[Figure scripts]
## Start

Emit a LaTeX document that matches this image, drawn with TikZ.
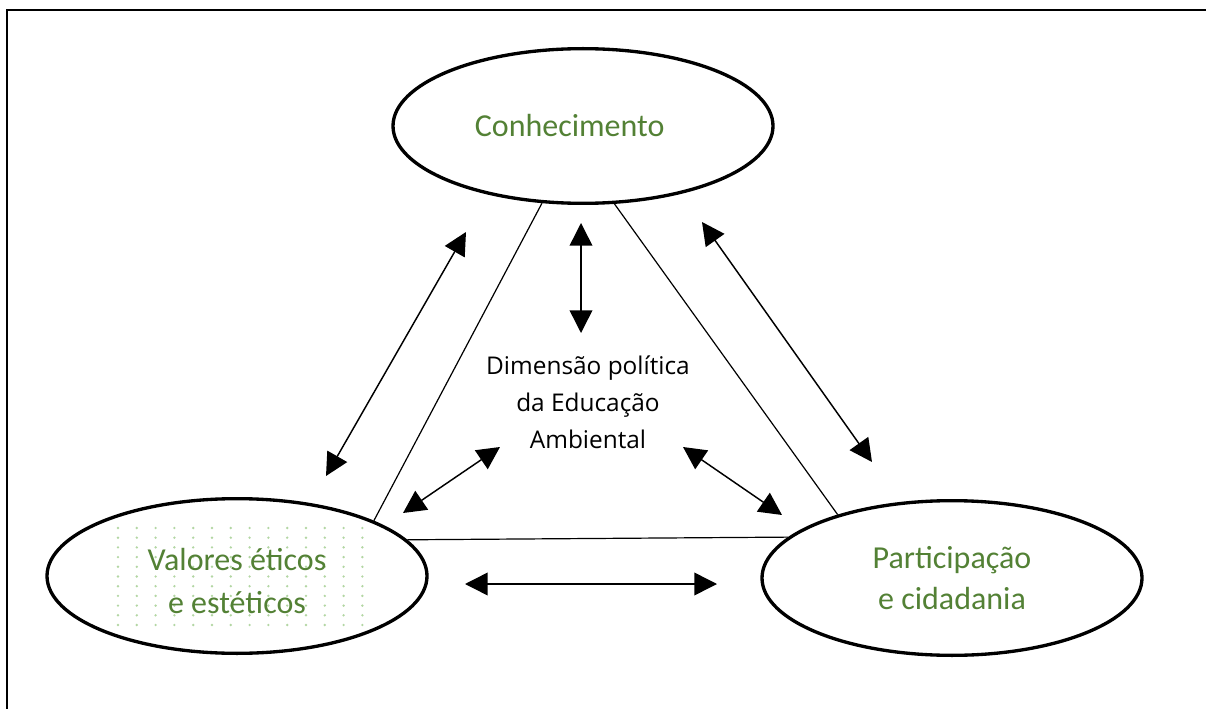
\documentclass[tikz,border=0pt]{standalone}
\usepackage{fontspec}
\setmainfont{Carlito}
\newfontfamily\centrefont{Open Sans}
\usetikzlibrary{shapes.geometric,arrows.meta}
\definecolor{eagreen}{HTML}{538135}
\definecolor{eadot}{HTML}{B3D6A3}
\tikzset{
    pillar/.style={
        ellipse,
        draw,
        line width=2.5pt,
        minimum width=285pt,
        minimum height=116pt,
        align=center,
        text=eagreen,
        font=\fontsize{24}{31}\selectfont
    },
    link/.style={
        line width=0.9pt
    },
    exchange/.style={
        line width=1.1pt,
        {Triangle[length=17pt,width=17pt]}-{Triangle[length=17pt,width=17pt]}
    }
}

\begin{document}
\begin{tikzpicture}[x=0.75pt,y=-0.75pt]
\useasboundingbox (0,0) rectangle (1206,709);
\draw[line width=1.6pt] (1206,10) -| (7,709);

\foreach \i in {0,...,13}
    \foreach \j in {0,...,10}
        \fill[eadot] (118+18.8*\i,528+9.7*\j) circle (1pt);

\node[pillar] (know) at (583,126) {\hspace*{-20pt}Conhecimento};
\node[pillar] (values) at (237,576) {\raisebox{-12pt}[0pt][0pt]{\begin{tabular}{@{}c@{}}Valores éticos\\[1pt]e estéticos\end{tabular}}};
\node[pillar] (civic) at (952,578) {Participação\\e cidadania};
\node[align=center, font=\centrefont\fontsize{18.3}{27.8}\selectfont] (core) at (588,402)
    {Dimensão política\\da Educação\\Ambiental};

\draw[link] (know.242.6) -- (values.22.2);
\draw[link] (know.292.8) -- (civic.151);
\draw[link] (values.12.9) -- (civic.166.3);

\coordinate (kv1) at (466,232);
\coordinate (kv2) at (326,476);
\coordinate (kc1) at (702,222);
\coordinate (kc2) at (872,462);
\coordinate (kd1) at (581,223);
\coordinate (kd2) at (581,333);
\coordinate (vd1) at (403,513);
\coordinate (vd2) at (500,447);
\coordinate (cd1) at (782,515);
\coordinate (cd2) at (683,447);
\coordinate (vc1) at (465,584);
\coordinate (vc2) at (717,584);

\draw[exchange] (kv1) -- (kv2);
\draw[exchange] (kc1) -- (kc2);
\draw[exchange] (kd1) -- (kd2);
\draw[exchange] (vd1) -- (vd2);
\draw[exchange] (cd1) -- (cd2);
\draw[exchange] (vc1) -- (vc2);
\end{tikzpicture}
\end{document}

## End
## Start

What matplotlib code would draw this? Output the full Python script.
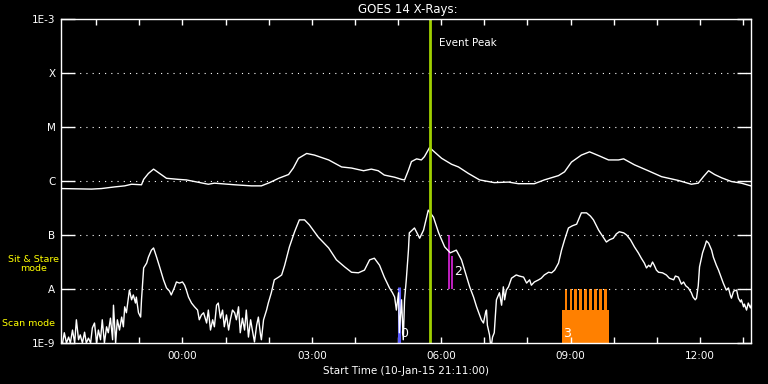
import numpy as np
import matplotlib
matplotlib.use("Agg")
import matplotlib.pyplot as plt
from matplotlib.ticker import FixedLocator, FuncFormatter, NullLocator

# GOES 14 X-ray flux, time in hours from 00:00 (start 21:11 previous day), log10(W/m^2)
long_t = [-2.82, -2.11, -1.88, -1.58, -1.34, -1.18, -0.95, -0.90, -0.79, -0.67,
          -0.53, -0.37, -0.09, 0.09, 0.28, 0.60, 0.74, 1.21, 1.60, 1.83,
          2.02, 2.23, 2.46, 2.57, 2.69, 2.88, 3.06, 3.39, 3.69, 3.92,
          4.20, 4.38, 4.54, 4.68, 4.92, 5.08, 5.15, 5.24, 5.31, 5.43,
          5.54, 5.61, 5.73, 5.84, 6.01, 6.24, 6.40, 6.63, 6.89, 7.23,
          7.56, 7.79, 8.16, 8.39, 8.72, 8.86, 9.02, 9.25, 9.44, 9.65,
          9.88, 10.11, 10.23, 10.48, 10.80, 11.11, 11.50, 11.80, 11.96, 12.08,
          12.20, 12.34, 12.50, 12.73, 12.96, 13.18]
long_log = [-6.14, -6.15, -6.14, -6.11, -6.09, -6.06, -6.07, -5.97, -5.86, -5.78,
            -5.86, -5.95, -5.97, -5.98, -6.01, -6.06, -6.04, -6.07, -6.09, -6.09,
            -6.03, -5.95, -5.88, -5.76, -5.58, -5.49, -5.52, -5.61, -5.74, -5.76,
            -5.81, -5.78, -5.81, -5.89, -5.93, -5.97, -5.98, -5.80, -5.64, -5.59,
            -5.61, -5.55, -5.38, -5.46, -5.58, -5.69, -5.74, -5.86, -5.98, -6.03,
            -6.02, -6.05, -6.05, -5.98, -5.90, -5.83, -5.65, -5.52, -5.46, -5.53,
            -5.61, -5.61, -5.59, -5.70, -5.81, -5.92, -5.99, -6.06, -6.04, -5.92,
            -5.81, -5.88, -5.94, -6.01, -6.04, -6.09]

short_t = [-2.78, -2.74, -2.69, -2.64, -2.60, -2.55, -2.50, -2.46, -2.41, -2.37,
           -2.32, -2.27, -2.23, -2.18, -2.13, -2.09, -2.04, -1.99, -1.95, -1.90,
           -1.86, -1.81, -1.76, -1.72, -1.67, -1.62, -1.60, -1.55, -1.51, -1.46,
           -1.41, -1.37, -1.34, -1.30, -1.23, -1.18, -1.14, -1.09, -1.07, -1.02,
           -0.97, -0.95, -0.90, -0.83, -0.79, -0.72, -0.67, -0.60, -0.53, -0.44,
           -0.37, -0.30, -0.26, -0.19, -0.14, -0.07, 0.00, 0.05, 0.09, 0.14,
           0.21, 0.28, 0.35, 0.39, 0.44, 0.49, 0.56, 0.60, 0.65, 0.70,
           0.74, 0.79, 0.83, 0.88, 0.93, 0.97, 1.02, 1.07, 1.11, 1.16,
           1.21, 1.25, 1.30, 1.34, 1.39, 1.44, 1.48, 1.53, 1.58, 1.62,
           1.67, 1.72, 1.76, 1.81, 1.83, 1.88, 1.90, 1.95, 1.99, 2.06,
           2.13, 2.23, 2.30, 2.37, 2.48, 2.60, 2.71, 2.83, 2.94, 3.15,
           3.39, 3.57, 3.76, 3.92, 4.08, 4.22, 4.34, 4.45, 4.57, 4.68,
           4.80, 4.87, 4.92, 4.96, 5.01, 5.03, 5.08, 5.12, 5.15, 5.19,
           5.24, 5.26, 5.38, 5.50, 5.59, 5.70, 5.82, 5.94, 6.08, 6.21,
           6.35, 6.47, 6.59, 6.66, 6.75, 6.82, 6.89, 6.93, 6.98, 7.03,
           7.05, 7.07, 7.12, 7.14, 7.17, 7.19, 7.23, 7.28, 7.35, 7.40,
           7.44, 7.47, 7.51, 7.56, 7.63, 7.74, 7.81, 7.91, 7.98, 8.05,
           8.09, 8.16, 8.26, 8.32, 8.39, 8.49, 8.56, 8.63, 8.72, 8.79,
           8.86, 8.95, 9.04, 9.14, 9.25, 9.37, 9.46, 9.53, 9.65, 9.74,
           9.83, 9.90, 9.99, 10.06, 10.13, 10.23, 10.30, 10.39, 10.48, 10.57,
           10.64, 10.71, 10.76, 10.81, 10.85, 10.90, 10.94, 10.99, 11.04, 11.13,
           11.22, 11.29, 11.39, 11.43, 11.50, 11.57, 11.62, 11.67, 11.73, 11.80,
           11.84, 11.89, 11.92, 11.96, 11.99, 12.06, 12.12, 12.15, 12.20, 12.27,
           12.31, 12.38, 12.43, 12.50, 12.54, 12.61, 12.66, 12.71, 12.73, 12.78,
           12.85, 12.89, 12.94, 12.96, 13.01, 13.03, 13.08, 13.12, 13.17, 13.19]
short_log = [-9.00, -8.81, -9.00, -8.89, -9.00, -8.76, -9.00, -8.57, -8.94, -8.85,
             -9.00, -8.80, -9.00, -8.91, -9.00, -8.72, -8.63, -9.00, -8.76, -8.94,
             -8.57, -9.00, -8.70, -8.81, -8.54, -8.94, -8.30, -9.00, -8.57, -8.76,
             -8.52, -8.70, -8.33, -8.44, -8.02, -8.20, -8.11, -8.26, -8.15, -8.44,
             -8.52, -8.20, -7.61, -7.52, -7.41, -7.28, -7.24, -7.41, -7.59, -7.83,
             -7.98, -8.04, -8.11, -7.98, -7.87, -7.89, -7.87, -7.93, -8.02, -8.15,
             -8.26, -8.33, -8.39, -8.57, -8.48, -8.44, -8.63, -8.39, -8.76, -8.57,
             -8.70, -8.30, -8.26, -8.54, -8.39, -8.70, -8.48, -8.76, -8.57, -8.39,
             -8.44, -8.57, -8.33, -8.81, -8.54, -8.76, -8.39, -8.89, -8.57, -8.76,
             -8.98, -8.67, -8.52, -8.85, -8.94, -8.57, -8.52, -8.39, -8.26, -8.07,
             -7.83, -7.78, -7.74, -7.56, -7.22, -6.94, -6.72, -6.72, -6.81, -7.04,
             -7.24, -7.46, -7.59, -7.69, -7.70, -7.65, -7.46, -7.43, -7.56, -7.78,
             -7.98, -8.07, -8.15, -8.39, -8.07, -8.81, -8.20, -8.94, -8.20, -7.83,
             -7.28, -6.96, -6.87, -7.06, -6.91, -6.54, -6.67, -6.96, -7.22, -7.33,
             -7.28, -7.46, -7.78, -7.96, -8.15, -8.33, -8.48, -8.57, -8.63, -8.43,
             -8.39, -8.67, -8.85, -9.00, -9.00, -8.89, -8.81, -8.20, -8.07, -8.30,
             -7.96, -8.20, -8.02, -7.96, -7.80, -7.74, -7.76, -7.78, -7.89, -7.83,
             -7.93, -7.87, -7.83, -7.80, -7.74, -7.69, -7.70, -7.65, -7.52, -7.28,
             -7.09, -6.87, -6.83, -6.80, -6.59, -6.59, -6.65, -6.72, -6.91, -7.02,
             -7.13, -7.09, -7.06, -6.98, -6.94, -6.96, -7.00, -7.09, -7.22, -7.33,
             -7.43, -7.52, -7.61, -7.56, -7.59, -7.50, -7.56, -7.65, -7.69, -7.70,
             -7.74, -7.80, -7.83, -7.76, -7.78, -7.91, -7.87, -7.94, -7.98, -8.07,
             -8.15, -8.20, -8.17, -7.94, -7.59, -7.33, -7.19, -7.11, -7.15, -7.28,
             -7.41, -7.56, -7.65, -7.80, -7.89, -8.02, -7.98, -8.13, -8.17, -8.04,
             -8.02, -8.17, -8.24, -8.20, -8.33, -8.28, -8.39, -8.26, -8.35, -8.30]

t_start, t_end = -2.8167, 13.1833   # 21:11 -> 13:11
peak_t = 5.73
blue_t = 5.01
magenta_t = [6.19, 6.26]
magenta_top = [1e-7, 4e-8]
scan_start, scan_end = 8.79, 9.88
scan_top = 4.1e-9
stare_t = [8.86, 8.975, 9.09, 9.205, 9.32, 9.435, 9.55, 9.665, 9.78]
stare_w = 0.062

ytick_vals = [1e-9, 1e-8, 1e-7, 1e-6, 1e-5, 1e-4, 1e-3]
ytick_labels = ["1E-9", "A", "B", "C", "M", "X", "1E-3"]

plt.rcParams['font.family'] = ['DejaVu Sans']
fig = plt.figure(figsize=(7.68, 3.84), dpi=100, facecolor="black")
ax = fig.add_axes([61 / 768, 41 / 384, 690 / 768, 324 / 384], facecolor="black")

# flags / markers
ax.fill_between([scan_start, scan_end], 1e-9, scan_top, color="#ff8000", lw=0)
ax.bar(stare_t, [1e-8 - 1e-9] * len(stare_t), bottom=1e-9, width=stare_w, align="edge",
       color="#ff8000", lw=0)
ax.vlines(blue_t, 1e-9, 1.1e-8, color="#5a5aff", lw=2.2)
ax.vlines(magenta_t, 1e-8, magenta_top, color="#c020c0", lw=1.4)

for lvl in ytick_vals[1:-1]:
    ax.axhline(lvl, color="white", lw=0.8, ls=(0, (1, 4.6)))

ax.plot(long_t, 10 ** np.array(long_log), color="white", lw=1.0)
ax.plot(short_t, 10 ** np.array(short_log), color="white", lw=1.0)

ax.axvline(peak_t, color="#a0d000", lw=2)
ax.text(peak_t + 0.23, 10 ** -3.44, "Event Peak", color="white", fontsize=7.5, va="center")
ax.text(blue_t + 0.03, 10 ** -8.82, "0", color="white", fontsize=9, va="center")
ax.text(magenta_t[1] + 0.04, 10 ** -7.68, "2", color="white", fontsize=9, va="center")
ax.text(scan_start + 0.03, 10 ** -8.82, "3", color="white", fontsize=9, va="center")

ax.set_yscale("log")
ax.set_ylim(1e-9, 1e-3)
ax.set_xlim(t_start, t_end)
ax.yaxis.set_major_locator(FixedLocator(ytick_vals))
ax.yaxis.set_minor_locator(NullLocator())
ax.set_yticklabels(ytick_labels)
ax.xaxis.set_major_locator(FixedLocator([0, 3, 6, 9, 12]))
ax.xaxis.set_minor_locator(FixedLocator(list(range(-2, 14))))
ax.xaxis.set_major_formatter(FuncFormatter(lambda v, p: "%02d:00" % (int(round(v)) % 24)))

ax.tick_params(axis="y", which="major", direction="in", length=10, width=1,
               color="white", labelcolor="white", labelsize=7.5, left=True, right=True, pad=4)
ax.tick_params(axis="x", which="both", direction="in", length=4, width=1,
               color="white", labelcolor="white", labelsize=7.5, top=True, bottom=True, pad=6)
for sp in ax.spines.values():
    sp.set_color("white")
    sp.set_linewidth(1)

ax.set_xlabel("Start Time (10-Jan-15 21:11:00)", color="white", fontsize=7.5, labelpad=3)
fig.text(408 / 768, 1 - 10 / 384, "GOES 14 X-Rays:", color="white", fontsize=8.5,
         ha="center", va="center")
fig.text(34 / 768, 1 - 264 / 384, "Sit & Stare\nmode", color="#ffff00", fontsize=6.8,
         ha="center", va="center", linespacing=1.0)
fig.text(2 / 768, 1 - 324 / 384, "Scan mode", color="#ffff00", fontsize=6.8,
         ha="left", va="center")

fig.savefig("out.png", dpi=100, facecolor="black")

## End

- _Exercise_
Copy each line in the data that holds the word "matplotlib".

- _Task response_
What matplotlib code would draw this? Output the full Python script.
import matplotlib
matplotlib.use("Agg")
import matplotlib.pyplot as plt
from matplotlib.ticker import FixedLocator, FuncFormatter, NullLocator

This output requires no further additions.